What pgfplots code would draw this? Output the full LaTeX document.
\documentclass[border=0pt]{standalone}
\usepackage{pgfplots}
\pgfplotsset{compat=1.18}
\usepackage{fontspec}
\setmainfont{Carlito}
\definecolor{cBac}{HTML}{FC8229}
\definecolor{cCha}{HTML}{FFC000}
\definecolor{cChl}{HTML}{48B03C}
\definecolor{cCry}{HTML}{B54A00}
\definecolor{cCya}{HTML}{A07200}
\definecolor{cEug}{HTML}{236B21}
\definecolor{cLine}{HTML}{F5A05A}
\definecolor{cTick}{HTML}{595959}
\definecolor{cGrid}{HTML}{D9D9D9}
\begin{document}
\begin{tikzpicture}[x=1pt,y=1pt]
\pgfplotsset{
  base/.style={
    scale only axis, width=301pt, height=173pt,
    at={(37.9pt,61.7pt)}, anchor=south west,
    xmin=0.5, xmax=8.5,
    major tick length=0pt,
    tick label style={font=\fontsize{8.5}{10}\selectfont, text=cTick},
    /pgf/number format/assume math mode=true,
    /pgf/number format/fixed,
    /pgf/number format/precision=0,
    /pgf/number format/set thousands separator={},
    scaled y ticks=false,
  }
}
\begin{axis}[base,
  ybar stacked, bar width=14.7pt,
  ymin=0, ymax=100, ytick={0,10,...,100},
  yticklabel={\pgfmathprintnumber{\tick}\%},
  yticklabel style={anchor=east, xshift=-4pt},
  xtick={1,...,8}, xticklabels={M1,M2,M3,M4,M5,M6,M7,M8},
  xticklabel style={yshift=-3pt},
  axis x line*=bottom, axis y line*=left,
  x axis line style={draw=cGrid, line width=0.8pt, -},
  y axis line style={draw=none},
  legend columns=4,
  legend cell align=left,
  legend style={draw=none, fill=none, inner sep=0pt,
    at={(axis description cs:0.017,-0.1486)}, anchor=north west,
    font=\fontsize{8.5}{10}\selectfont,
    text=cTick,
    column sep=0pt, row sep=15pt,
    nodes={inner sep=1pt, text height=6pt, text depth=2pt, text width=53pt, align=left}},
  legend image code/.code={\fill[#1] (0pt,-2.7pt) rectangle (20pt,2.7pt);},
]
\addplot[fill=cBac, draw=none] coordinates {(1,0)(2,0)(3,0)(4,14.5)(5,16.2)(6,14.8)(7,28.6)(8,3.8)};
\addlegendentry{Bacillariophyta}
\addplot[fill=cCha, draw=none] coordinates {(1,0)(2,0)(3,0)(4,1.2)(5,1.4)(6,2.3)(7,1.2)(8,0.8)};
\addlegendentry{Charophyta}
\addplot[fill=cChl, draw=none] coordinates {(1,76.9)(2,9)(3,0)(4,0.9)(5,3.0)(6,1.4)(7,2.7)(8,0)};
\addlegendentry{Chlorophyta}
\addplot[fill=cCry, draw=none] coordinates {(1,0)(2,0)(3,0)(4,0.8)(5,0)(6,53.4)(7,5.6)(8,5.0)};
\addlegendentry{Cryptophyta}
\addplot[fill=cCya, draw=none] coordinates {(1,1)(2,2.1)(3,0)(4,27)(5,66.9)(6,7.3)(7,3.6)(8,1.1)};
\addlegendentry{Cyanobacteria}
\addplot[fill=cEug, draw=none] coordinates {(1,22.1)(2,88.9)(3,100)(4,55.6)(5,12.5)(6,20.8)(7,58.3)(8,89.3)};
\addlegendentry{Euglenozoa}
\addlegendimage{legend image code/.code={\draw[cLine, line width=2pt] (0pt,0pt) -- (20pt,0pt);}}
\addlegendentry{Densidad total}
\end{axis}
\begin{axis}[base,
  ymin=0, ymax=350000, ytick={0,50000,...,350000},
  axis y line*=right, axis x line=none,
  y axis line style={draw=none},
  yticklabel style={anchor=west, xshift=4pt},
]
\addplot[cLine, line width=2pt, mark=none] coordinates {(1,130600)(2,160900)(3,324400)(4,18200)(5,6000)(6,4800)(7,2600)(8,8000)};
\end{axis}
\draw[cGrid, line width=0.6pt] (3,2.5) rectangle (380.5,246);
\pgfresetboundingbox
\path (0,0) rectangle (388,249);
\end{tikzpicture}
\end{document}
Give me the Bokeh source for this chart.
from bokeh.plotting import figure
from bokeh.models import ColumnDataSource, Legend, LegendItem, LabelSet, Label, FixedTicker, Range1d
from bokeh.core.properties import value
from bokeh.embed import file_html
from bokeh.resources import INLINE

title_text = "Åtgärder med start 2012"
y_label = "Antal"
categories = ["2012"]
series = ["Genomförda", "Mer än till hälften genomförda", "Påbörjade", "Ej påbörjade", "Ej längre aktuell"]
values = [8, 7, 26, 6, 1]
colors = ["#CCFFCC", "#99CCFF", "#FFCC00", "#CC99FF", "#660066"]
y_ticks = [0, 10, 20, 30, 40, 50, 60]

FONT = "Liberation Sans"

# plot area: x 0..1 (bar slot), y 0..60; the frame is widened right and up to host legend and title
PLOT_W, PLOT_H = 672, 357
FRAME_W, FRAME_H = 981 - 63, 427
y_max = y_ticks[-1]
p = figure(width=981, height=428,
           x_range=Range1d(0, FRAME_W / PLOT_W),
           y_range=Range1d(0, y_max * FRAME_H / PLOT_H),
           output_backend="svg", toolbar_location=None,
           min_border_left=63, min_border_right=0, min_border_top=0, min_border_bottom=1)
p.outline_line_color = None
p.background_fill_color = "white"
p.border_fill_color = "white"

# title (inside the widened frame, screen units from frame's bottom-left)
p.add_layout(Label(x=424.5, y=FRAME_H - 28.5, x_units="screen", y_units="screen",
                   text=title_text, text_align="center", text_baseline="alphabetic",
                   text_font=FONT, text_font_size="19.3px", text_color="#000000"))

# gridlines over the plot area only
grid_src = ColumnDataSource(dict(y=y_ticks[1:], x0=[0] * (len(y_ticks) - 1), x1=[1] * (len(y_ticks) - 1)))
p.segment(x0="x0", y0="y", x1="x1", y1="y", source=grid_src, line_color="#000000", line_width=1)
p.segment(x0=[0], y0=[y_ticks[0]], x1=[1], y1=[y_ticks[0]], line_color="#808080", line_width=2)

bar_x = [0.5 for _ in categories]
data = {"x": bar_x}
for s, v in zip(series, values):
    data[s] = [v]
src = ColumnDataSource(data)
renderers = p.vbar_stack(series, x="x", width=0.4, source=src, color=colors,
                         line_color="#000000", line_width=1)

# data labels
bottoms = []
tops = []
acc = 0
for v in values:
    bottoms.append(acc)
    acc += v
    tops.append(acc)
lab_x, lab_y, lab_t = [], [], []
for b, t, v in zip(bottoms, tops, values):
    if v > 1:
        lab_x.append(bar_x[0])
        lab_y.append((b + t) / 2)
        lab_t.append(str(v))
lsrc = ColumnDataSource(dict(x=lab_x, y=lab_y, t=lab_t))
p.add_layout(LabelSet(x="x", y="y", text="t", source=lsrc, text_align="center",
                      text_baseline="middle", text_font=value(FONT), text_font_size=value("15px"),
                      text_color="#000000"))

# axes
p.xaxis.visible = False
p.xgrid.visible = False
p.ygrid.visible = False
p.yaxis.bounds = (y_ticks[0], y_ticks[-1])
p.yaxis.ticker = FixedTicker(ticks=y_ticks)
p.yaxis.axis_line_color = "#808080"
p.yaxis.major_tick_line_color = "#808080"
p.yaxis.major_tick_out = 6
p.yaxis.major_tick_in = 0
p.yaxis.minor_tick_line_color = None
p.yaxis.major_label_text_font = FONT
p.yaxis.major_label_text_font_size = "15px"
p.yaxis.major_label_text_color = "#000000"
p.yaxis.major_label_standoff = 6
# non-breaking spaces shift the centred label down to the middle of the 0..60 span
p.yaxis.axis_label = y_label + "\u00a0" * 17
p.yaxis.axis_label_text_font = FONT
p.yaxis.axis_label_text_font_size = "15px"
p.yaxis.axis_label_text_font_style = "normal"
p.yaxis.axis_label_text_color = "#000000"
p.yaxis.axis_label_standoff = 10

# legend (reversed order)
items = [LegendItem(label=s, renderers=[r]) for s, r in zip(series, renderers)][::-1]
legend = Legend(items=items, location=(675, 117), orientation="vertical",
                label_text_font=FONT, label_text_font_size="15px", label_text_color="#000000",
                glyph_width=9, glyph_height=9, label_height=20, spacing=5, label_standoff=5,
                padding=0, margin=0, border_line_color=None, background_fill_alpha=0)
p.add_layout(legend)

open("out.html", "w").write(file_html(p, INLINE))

○ ○ ○ ○ ○ ○ ○

**Your task**
From the line that contains "Give me the Bokeh source for this chart." through the line that contains "from bokeh.resources import INLINE", reproduce every line exactly, both end lines included.

**Answer to this exercise**
Give me the Bokeh source for this chart.
from bokeh.plotting import figure
from bokeh.models import ColumnDataSource, Legend, LegendItem, LabelSet, Label, FixedTicker, Range1d
from bokeh.core.properties import value
from bokeh.embed import file_html
from bokeh.resources import INLINE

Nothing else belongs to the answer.